**Problem requirements**
Exactly reproduce the lines that follow.

* Start Collected material *

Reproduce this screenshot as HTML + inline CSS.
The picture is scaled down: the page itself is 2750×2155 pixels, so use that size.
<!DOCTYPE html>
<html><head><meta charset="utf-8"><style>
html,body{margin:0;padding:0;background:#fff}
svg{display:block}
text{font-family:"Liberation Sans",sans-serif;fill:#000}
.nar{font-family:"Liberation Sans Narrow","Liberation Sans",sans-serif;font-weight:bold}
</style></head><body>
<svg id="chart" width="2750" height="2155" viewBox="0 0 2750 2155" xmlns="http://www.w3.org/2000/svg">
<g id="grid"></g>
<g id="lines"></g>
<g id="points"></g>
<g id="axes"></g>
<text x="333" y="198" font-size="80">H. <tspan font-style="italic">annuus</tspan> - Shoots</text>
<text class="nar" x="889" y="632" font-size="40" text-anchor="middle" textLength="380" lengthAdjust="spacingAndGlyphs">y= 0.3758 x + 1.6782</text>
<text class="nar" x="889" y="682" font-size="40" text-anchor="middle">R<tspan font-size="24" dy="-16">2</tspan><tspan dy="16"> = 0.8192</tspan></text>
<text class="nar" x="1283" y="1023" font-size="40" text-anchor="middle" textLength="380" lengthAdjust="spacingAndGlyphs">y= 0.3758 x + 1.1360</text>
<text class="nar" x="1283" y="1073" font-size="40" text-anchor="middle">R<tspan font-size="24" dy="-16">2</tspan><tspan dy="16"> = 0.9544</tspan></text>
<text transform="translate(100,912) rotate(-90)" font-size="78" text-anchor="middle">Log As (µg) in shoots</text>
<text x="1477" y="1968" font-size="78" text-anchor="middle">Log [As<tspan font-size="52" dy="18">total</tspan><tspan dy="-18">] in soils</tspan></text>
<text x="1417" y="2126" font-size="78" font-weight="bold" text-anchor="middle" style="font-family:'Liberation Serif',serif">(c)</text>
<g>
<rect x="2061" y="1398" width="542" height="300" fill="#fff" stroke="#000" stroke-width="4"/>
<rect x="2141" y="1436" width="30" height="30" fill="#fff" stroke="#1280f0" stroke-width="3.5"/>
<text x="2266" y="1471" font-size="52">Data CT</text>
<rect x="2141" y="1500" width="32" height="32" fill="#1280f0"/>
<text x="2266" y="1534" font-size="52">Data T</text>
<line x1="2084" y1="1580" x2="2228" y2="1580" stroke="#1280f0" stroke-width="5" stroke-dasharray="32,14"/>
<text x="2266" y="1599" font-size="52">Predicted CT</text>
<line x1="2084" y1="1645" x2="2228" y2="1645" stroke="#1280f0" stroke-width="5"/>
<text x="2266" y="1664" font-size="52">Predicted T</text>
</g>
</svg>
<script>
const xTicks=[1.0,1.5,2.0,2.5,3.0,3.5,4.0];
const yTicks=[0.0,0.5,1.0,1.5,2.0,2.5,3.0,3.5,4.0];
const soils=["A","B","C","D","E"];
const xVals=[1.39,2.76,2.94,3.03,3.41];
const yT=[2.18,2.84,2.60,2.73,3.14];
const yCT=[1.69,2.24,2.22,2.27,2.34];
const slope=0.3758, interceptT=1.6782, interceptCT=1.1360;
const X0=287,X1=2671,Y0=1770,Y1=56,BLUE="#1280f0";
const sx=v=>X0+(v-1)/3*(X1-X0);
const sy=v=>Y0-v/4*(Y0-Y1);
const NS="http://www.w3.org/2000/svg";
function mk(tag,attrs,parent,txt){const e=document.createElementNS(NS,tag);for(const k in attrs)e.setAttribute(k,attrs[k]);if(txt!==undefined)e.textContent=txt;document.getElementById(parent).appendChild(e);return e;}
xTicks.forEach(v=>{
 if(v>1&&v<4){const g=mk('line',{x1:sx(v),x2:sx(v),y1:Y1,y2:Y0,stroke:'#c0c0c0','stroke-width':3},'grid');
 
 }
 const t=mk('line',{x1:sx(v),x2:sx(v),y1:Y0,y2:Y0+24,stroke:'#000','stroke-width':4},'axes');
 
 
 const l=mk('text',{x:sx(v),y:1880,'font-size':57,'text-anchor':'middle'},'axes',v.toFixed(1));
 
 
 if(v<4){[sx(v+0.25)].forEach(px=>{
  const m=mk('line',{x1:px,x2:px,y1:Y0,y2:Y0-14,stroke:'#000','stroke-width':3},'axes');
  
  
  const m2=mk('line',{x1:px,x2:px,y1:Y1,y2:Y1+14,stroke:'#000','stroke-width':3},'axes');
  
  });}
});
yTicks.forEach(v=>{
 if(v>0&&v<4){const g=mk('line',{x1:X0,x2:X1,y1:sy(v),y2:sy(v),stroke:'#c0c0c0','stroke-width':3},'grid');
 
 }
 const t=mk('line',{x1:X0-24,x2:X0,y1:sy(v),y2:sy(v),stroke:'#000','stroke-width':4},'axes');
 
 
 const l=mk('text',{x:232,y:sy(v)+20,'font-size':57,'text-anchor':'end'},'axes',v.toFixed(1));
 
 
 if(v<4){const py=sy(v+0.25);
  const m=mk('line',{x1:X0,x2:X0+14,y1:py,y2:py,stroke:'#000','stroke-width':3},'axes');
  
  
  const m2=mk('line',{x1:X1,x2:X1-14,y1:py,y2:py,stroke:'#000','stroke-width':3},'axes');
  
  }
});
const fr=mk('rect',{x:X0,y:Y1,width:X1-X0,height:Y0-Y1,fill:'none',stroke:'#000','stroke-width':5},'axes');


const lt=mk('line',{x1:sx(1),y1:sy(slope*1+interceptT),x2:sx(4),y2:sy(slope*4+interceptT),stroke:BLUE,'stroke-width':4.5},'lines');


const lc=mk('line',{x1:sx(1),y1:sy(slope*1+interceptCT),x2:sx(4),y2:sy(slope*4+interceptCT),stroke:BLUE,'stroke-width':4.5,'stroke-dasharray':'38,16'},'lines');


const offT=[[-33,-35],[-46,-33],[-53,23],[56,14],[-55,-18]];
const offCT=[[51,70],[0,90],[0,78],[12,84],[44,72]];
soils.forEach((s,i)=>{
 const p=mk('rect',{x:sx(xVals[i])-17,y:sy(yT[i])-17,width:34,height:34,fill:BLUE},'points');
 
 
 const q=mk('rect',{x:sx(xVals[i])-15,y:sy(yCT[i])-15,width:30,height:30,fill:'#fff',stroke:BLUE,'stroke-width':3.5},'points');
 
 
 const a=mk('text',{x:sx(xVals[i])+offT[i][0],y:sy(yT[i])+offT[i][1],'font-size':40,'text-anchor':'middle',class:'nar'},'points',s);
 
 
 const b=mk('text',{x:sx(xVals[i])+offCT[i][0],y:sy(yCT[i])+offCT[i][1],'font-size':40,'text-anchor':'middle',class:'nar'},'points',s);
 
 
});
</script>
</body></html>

* End Collected material *

**Task output**
Reproduce this screenshot as HTML + inline CSS.
The picture is scaled down: the page itself is 2750×2155 pixels, so use that size.
<!DOCTYPE html>
<html><head><meta charset="utf-8"><style>
html,body{margin:0;padding:0;background:#fff}
svg{display:block}
text{font-family:"Liberation Sans",sans-serif;fill:#000}
.nar{font-family:"Liberation Sans Narrow","Liberation Sans",sans-serif;font-weight:bold}
</style></head><body>
<svg id="chart" width="2750" height="2155" viewBox="0 0 2750 2155" xmlns="http://www.w3.org/2000/svg">
<g id="grid"></g>
<g id="lines"></g>
<g id="points"></g>
<g id="axes"></g>
<text x="333" y="198" font-size="80">H. <tspan font-style="italic">annuus</tspan> - Shoots</text>
<text class="nar" x="889" y="632" font-size="40" text-anchor="middle" textLength="380" lengthAdjust="spacingAndGlyphs">y= 0.3758 x + 1.6782</text>
<text class="nar" x="889" y="682" font-size="40" text-anchor="middle">R<tspan font-size="24" dy="-16">2</tspan><tspan dy="16"> = 0.8192</tspan></text>
<text class="nar" x="1283" y="1023" font-size="40" text-anchor="middle" textLength="380" lengthAdjust="spacingAndGlyphs">y= 0.3758 x + 1.1360</text>
<text class="nar" x="1283" y="1073" font-size="40" text-anchor="middle">R<tspan font-size="24" dy="-16">2</tspan><tspan dy="16"> = 0.9544</tspan></text>
<text transform="translate(100,912) rotate(-90)" font-size="78" text-anchor="middle">Log As (µg) in shoots</text>
<text x="1477" y="1968" font-size="78" text-anchor="middle">Log [As<tspan font-size="52" dy="18">total</tspan><tspan dy="-18">] in soils</tspan></text>
<text x="1417" y="2126" font-size="78" font-weight="bold" text-anchor="middle" style="font-family:'Liberation Serif',serif">(c)</text>
<g>
<rect x="2061" y="1398" width="542" height="300" fill="#fff" stroke="#000" stroke-width="4"/>
<rect x="2141" y="1436" width="30" height="30" fill="#fff" stroke="#1280f0" stroke-width="3.5"/>
<text x="2266" y="1471" font-size="52">Data CT</text>
<rect x="2141" y="1500" width="32" height="32" fill="#1280f0"/>
<text x="2266" y="1534" font-size="52">Data T</text>
<line x1="2084" y1="1580" x2="2228" y2="1580" stroke="#1280f0" stroke-width="5" stroke-dasharray="32,14"/>
<text x="2266" y="1599" font-size="52">Predicted CT</text>
<line x1="2084" y1="1645" x2="2228" y2="1645" stroke="#1280f0" stroke-width="5"/>
<text x="2266" y="1664" font-size="52">Predicted T</text>
</g>
</svg>
<script>
const xTicks=[1.0,1.5,2.0,2.5,3.0,3.5,4.0];
const yTicks=[0.0,0.5,1.0,1.5,2.0,2.5,3.0,3.5,4.0];
const soils=["A","B","C","D","E"];
const xVals=[1.39,2.76,2.94,3.03,3.41];
const yT=[2.18,2.84,2.60,2.73,3.14];
const yCT=[1.69,2.24,2.22,2.27,2.34];
const slope=0.3758, interceptT=1.6782, interceptCT=1.1360;
const X0=287,X1=2671,Y0=1770,Y1=56,BLUE="#1280f0";
const sx=v=>X0+(v-1)/3*(X1-X0);
const sy=v=>Y0-v/4*(Y0-Y1);
const NS="http://www.w3.org/2000/svg";
function mk(tag,attrs,parent,txt){const e=document.createElementNS(NS,tag);for(const k in attrs)e.setAttribute(k,attrs[k]);if(txt!==undefined)e.textContent=txt;document.getElementById(parent).appendChild(e);return e;}
xTicks.forEach(v=>{
 if(v>1&&v<4){const g=mk('line',{x1:sx(v),x2:sx(v),y1:Y1,y2:Y0,stroke:'#c0c0c0','stroke-width':3},'grid');
 
 }
 const t=mk('line',{x1:sx(v),x2:sx(v),y1:Y0,y2:Y0+24,stroke:'#000','stroke-width':4},'axes');
 
 
 const l=mk('text',{x:sx(v),y:1880,'font-size':57,'text-anchor':'middle'},'axes',v.toFixed(1));
 
 
 if(v<4){[sx(v+0.25)].forEach(px=>{
  const m=mk('line',{x1:px,x2:px,y1:Y0,y2:Y0-14,stroke:'#000','stroke-width':3},'axes');
  
  
  const m2=mk('line',{x1:px,x2:px,y1:Y1,y2:Y1+14,stroke:'#000','stroke-width':3},'axes');
  
  });}
});
yTicks.forEach(v=>{
 if(v>0&&v<4){const g=mk('line',{x1:X0,x2:X1,y1:sy(v),y2:sy(v),stroke:'#c0c0c0','stroke-width':3},'grid');
 
 }
 const t=mk('line',{x1:X0-24,x2:X0,y1:sy(v),y2:sy(v),stroke:'#000','stroke-width':4},'axes');
 
 
 const l=mk('text',{x:232,y:sy(v)+20,'font-size':57,'text-anchor':'end'},'axes',v.toFixed(1));
 
 
 if(v<4){const py=sy(v+0.25);
  const m=mk('line',{x1:X0,x2:X0+14,y1:py,y2:py,stroke:'#000','stroke-width':3},'axes');
  
  
  const m2=mk('line',{x1:X1,x2:X1-14,y1:py,y2:py,stroke:'#000','stroke-width':3},'axes');
  
  }
});
const fr=mk('rect',{x:X0,y:Y1,width:X1-X0,height:Y0-Y1,fill:'none',stroke:'#000','stroke-width':5},'axes');


const lt=mk('line',{x1:sx(1),y1:sy(slope*1+interceptT),x2:sx(4),y2:sy(slope*4+interceptT),stroke:BLUE,'stroke-width':4.5},'lines');


const lc=mk('line',{x1:sx(1),y1:sy(slope*1+interceptCT),x2:sx(4),y2:sy(slope*4+interceptCT),stroke:BLUE,'stroke-width':4.5,'stroke-dasharray':'38,16'},'lines');


const offT=[[-33,-35],[-46,-33],[-53,23],[56,14],[-55,-18]];
const offCT=[[51,70],[0,90],[0,78],[12,84],[44,72]];
soils.forEach((s,i)=>{
 const p=mk('rect',{x:sx(xVals[i])-17,y:sy(yT[i])-17,width:34,height:34,fill:BLUE},'points');
 
 
 const q=mk('rect',{x:sx(xVals[i])-15,y:sy(yCT[i])-15,width:30,height:30,fill:'#fff',stroke:BLUE,'stroke-width':3.5},'points');
 
 
 const a=mk('text',{x:sx(xVals[i])+offT[i][0],y:sy(yT[i])+offT[i][1],'font-size':40,'text-anchor':'middle',class:'nar'},'points',s);
 
 
 const b=mk('text',{x:sx(xVals[i])+offCT[i][0],y:sy(yCT[i])+offCT[i][1],'font-size':40,'text-anchor':'middle',class:'nar'},'points',s);
 
 
});
</script>
</body></html>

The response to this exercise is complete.